The null hypothesis of the Chi-squared test states that engine type (V engine or straight engine) and transmission (automatic or manual) are independent. From the test results, the p-value of the test is .5555 > .05, which means that the null hypothesis is accepted, and the two variables are independent.

chisq.test(gear_carb)
## Warning in chisq.test(gear_carb): Chi-squared approximation may be
## incorrect
## 
##  Pearson's Chi-squared test
## 
## data:  gear_carb
## X-squared = 16.518, df = 10, p-value = 0.08573

The null hypothesis of the Chi-squared test states that number of forward gears and number of carburetors are independent.

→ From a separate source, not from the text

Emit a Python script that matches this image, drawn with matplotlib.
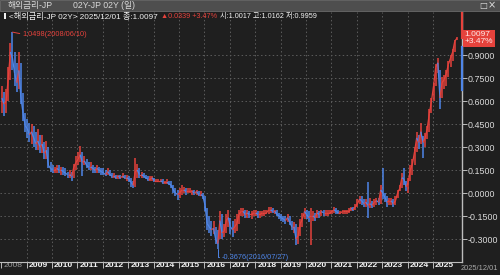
import matplotlib
matplotlib.use('Agg')
import matplotlib.pyplot as plt
import numpy as np
from matplotlib.transforms import ScaledTranslation, blended_transform_factory
from matplotlib.patches import Rectangle
from matplotlib.collections import LineCollection

LAT = ['Liberation Sans', 'DejaVu Sans']
KOR = ['Liberation Sans', 'Noto Sans CJK KR', 'DejaVu Sans']
plt.rcParams['font.family'] = KOR

# ---------------- data (monthly close / high / low, 2008-01 .. 2025-12) -------------
years = list(range(2008, 2026))
x_labels = [str(y) for y in years]
y_ticks = [-0.30, -0.15, 0.0, 0.15, 0.30, 0.45, 0.60, 0.75, 0.90]
y_labels = ['-0.3000', '-0.1500', '0.0000', '0.1500', '0.3000',
            '0.4500', '0.6000', '0.7500', '0.9000']

close = [
    0.62, 0.58, 0.60, 0.75, 0.92, 0.88, 0.78, 0.72, 0.80, 0.62, 0.52, 0.44,            # 2008
    0.42, 0.38, 0.40, 0.36, 0.32, 0.34, 0.30, 0.32, 0.26, 0.28, 0.18, 0.16,            # 2009
    0.15, 0.15, 0.16, 0.15, 0.15, 0.14, 0.13, 0.12, 0.12, 0.11, 0.17, 0.20,            # 2010
    0.22, 0.25, 0.20, 0.21, 0.18, 0.17, 0.17, 0.16, 0.15, 0.16, 0.15, 0.14,            # 2011
    0.13, 0.12, 0.14, 0.12, 0.11, 0.11, 0.10, 0.11, 0.10, 0.11, 0.10, 0.10,            # 2012
    0.09, 0.07, 0.05, 0.14, 0.15, 0.12, 0.12, 0.11, 0.10, 0.09, 0.09, 0.10,            # 2013
    0.08, 0.08, 0.08, 0.08, 0.07, 0.07, 0.07, 0.06, 0.05, 0.02, 0.00, -0.01,           # 2014
    0.00, 0.02, 0.02, 0.01, 0.01, 0.01, 0.01, 0.00, 0.01, -0.01, -0.01, -0.02,         # 2015
    -0.08, -0.20, -0.22, -0.24, -0.23, -0.30, -0.33, -0.18, -0.26, -0.25, -0.18, -0.16,  # 2016
    -0.22, -0.24, -0.22, -0.20, -0.14, -0.12, -0.12, -0.14, -0.13, -0.14, -0.14, -0.13,  # 2017
    -0.13, -0.14, -0.14, -0.13, -0.13, -0.13, -0.11, -0.11, -0.12, -0.12, -0.14, -0.15,  # 2018
    -0.16, -0.17, -0.18, -0.16, -0.19, -0.22, -0.22, -0.30, -0.28, -0.20, -0.17, -0.12,  # 2019
    -0.14, -0.16, -0.15, -0.15, -0.16, -0.13, -0.14, -0.12, -0.13, -0.13, -0.13, -0.13,  # 2020
    -0.12, -0.11, -0.12, -0.13, -0.13, -0.12, -0.12, -0.12, -0.12, -0.10, -0.11, -0.09,  # 2021
    -0.07, -0.04, -0.05, -0.07, -0.06, -0.08, -0.07, -0.08, -0.06, -0.05, -0.06, 0.02,   # 2022
    0.00, -0.03, -0.06, -0.05, -0.05, -0.07, -0.05, 0.00, 0.03, 0.10, 0.09, 0.04,       # 2023
    0.07, 0.15, 0.19, 0.27, 0.36, 0.33, 0.40, 0.33, 0.36, 0.42, 0.52, 0.60,            # 2024
    0.70, 0.82, 0.85, 0.62, 0.72, 0.74, 0.78, 0.84, 0.88, 0.92, 0.99, 1.0097,          # 2025
]
high = [
    0.70, 0.66, 0.68, 0.82, 0.98, 1.0498, 0.92, 0.85, 0.92, 0.85, 0.65, 0.52,
    0.48, 0.46, 0.45, 0.44, 0.40, 0.42, 0.38, 0.38, 0.33, 0.34, 0.30, 0.20,
    0.18, 0.17, 0.18, 0.18, 0.17, 0.17, 0.16, 0.14, 0.15, 0.14, 0.19, 0.24,
    0.27, 0.31, 0.27, 0.24, 0.22, 0.20, 0.20, 0.18, 0.17, 0.18, 0.17, 0.16,
    0.16, 0.15, 0.16, 0.15, 0.13, 0.13, 0.12, 0.12, 0.12, 0.13, 0.12, 0.12,
    0.11, 0.10, 0.08, 0.23, 0.19, 0.16, 0.14, 0.13, 0.12, 0.11, 0.11, 0.11,
    0.10, 0.09, 0.09, 0.09, 0.09, 0.08, 0.09, 0.08, 0.08, 0.05, 0.03, 0.02,
    0.03, 0.05, 0.04, 0.03, 0.03, 0.03, 0.02, 0.02, 0.02, 0.01, 0.01, 0.00,
    -0.02, -0.10, -0.15, -0.18, -0.18, -0.22, -0.24, -0.12, -0.14, -0.20, -0.14, -0.11,
    -0.16, -0.18, -0.17, -0.14, -0.11, -0.10, -0.10, -0.11, -0.11, -0.12, -0.12, -0.11,
    -0.11, -0.12, -0.12, -0.12, -0.11, -0.11, -0.09, -0.09, -0.10, -0.11, -0.11, -0.13,
    -0.14, -0.15, -0.15, -0.14, -0.15, -0.18, -0.19, -0.20, -0.22, -0.17, -0.13, -0.10,
    -0.11, -0.12, -0.10, -0.12, -0.13, -0.11, -0.12, -0.11, -0.11, -0.11, -0.11, -0.11,
    -0.11, -0.09, -0.10, -0.11, -0.12, -0.11, -0.11, -0.11, -0.10, -0.09, -0.09, -0.07,
    -0.04, -0.02, -0.02, -0.04, -0.04, 0.07, -0.03, -0.05, -0.04, -0.03, -0.03, 0.05,
    0.16, 0.00, -0.02, -0.03, -0.03, -0.04, -0.02, 0.02, 0.05, 0.13, 0.16, 0.08,
    0.10, 0.18, 0.22, 0.30, 0.40, 0.38, 0.46, 0.37, 0.39, 0.44, 0.55, 0.62,
    0.72, 0.84, 0.88, 0.80, 0.76, 0.77, 0.80, 0.86, 0.90, 0.94, 1.00, 1.0162,
]
low = [
    0.52, 0.50, 0.52, 0.60, 0.74, 0.80, 0.70, 0.66, 0.68, 0.58, 0.47, 0.40,
    0.36, 0.33, 0.32, 0.30, 0.28, 0.28, 0.26, 0.26, 0.22, 0.22, 0.16, 0.14,
    0.13, 0.13, 0.13, 0.13, 0.12, 0.12, 0.11, 0.10, 0.10, 0.08, 0.10, 0.15,
    0.18, 0.20, 0.11, 0.18, 0.16, 0.15, 0.15, 0.13, 0.13, 0.13, 0.13, 0.12,
    0.12, 0.11, 0.12, 0.11, 0.10, 0.10, 0.09, 0.09, 0.09, 0.10, 0.09, 0.08,
    0.07, 0.04, 0.03, 0.04, 0.10, 0.10, 0.10, 0.10, 0.09, 0.08, 0.08, 0.08,
    0.07, 0.07, 0.07, 0.07, 0.06, 0.06, 0.06, 0.05, 0.03, 0.00, -0.02, -0.045,
    -0.03, -0.01, 0.00, -0.01, 0.00, 0.00, -0.01, -0.01, -0.01, -0.02, -0.02, -0.04,
    -0.12, -0.24, -0.26, -0.28, -0.27, -0.33, -0.3676, -0.30, -0.30, -0.29, -0.26, -0.22,
    -0.27, -0.29, -0.26, -0.25, -0.20, -0.15, -0.15, -0.16, -0.16, -0.16, -0.17, -0.15,
    -0.15, -0.16, -0.16, -0.15, -0.15, -0.14, -0.14, -0.13, -0.13, -0.14, -0.15, -0.17,
    -0.18, -0.19, -0.20, -0.19, -0.21, -0.24, -0.26, -0.34, -0.33, -0.28, -0.22, -0.17,
    -0.17, -0.19, -0.34, -0.18, -0.18, -0.16, -0.16, -0.15, -0.15, -0.15, -0.15, -0.14,
    -0.14, -0.13, -0.14, -0.14, -0.14, -0.14, -0.14, -0.14, -0.13, -0.12, -0.12, -0.11,
    -0.09, -0.07, -0.08, -0.09, -0.09, -0.16, -0.10, -0.10, -0.09, -0.08, -0.08, -0.07,
    -0.04, -0.06, -0.09, -0.08, -0.08, -0.09, -0.08, -0.03, 0.01, 0.03, 0.05, 0.01,
    0.00, 0.08, 0.12, 0.18, 0.27, 0.29, 0.32, 0.23, 0.30, 0.35, 0.40, 0.52,
    0.60, 0.70, 0.78, 0.55, 0.62, 0.68, 0.70, 0.76, 0.82, 0.86, 0.92, 0.9959,
]

peak_value, peak_label = 1.0498, '1.0498(2008/06/10)'
trough_value, trough_label = -0.3676, '-0.3676(2016/07/27)'
last_value, last_change = 1.0097, '+3.47%'
axis_band = [0.672, 0.952]

title_left = '해외금리-JP'
title_mid = '02Y-JP 02Y (일)'
info_white1 = '<해외금리-JP 02Y> 2025/12/01 종:1.0097'
info_red = '▲0.0339 +3.47%'
info_white2 = '시:1.0017 고:1.0162 저:0.9959'
date_label = '2025/12/01'

# ---------------- style ----------------
BG = '#1f1f1f'
RED = '#e5423c'
BLUE = '#4f86e8'
GRID = '#5c5c5c'
AX = '#bdbdbd'

W, H = 500, 275
fig = plt.figure(figsize=(5, 2.75), dpi=100, facecolor=BG)
ax = fig.add_axes([0, 13 / H, 462 / W, 250 / H])
ax.set_facecolor(BG)

t = 2008 + (np.arange(len(close)) + 0.3) / 12.0
c = np.array(close); hi = np.array(high); lo = np.array(low)
prev = np.concatenate([[c[0]], c[:-1]])
up = c >= prev
cols = np.where(up, RED, BLUE)

ax.vlines(t, lo, hi, colors=cols, lw=1.1, zorder=3)
pts = np.column_stack([t, c])
segs = np.stack([pts[:-1], pts[1:]], axis=1)
ax.add_collection(LineCollection(segs, colors=cols[1:], lw=0.9, zorder=4))

ax.set_xlim(2007.95, 2026.144)
ax.set_ylim(-0.450, 1.181)

# grid
for yv in y_ticks:
    ax.axhline(yv, color=GRID, lw=0.7, ls=(0, (1.5, 2.5)), zorder=1)
for xv in years[1:]:
    ax.axvline(xv, color=GRID, lw=0.7, ls=(0, (1.5, 2.5)), zorder=1)

# spines
for s in ['left', 'top']:
    ax.spines[s].set_visible(False)
ax.spines['right'].set_color(AX)
ax.spines['bottom'].set_color(AX)
ax.spines['right'].set_linewidth(1.0)
ax.spines['bottom'].set_linewidth(0.8)

# y axis on right
ax.yaxis.tick_right()
ax.set_yticks(y_ticks)
ax.set_yticklabels(y_labels, family=LAT)
ax.tick_params(axis='y', colors=AX, length=3.5, width=0.7, pad=0.5, labelsize=6.4,
               labelcolor='#dadada')

# x axis
ax.set_xticks(years)
ax.set_xticklabels(x_labels, family=LAT)
ax.tick_params(axis='x', colors=AX, length=4, width=0.7, pad=-4, labelsize=6.1,
               labelcolor='#f6f6f6')
off = ScaledTranslation(2 / 100, 0, fig.dpi_scale_trans)
for i, lab in enumerate(ax.get_xticklabels()):
    lab.set_horizontalalignment('left')
    lab.set_transform(lab.get_transform() + off)
    lab.set_fontweight('bold')
    if i == 0:
        lab.set_color('#9a9a9a')
        lab.set_fontweight('normal')

# annotations
ax.annotate(peak_label, xy=(t[int(np.argmax(hi))], peak_value),
            xytext=(10, -2), textcoords='offset pixels', color=RED, fontsize=5.3,
            va='center', ha='left', family=LAT,
            arrowprops=dict(arrowstyle='-', color=RED, lw=0.7, shrinkA=0, shrinkB=0,
                            relpos=(0, 0.5)))
ax.annotate(trough_label, xy=(t[int(np.argmin(lo))], trough_value),
            xytext=(4, -8), textcoords='offset pixels', color=BLUE, fontsize=5.3,
            va='center', ha='left', family=LAT,
            arrowprops=dict(arrowstyle='-', color=BLUE, lw=0.7, shrinkA=0, shrinkB=0,
                            relpos=(0, 0.5),
                            connectionstyle='angle,angleA=0,angleB=90,rad=0'))

# right-axis price marker
bt = blended_transform_factory(ax.transAxes, ax.transData)
ax.plot([1, 1], [last_value, ax.get_ylim()[1]], color=RED, lw=1.6, transform=bt,
        clip_on=False, zorder=6)
ax.plot([1, 1], axis_band, color=BLUE, lw=1.6, transform=bt, clip_on=False, zorder=6)
ax.text(1.006, last_value, '1.0097\n' + last_change, transform=bt, color='#ffe8e8',
        fontsize=6.0, va='center', ha='left', linespacing=0.95, family=LAT,
        bbox=dict(boxstyle='square,pad=0.2', fc=RED, ec='none'), zorder=7, clip_on=False)

# date label bottom right
fig.text(461 / W, 1 - 268.5 / H, date_label, color='#a8a8a8', fontsize=5.4,
         va='center', ha='left', family=LAT)

# title bar
fig.patches.append(Rectangle((0, 1 - 11 / H), 1, 11 / H, transform=fig.transFigure,
                             fc='#4e4e4e', ec='#6a6a6a', lw=0.6, zorder=0))
fig.text(8 / W, 1 - 5.5 / H, title_left, color='#d8d8d8', fontsize=6.3, va='center',
         ha='left')
fig.text(73 / W, 1 - 5.5 / H, title_mid, color='#d8d8d8', fontsize=6.3, va='center',
         ha='left')
fig.text(479 / W, 1 - 5.5 / H, '□', color='#e0e0e0', fontsize=6.0, va='center',
         ha='left', family=['DejaVu Sans'])
fig.text(488 / W, 1 - 5.5 / H, '×', color='#e0e0e0', fontsize=7.0, va='center',
         ha='left', family=['DejaVu Sans'])

# info line (segments placed one after another)
fig.patches.append(Rectangle((4 / W, 1 - 19 / H), 2 / W, 6 / H, transform=fig.transFigure,
                             fc='#f0f0f0', ec='none', zorder=5))
renderer = fig.canvas.get_renderer()
x_pos = 9
for txt, col, min_x, fs in [(info_white1, '#f2f2f2', 9, 5.9), (info_red, RED, 150, 5.2),
                            (info_white2, '#f2f2f2', 208, 5.2)]:
    x_pos = max(x_pos, min_x)
    tt = fig.text(x_pos / W, 1 - 16.5 / H, txt, color=col, fontsize=fs, va='center',
                  ha='left', family=['Liberation Sans', 'Noto Sans CJK KR', 'DejaVu Sans'])
    bb = tt.get_window_extent(renderer)
    x_pos = bb.x1 + 3

fig.savefig('out.png', dpi=100, facecolor=BG)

From the test result, the p-value is .086, which rejects the null hypothesis, and therefore the two variables are not independent.

chisq.test(cyl_gear)
## Warning in chisq.test(cyl_gear): Chi-squared approximation may be incorrect
## 
##  Pearson's Chi-squared test
## 
## data:  cyl_gear
## X-squared = 18.036, df = 4, p-value = 0.001214

The null hypothesis of the Chi-squared test states that number of cylinders and number of forward gears are independent. From the test result, the p-value of the test is .001, in which case we should reject the null hypothesis, so that the two variables are not independent.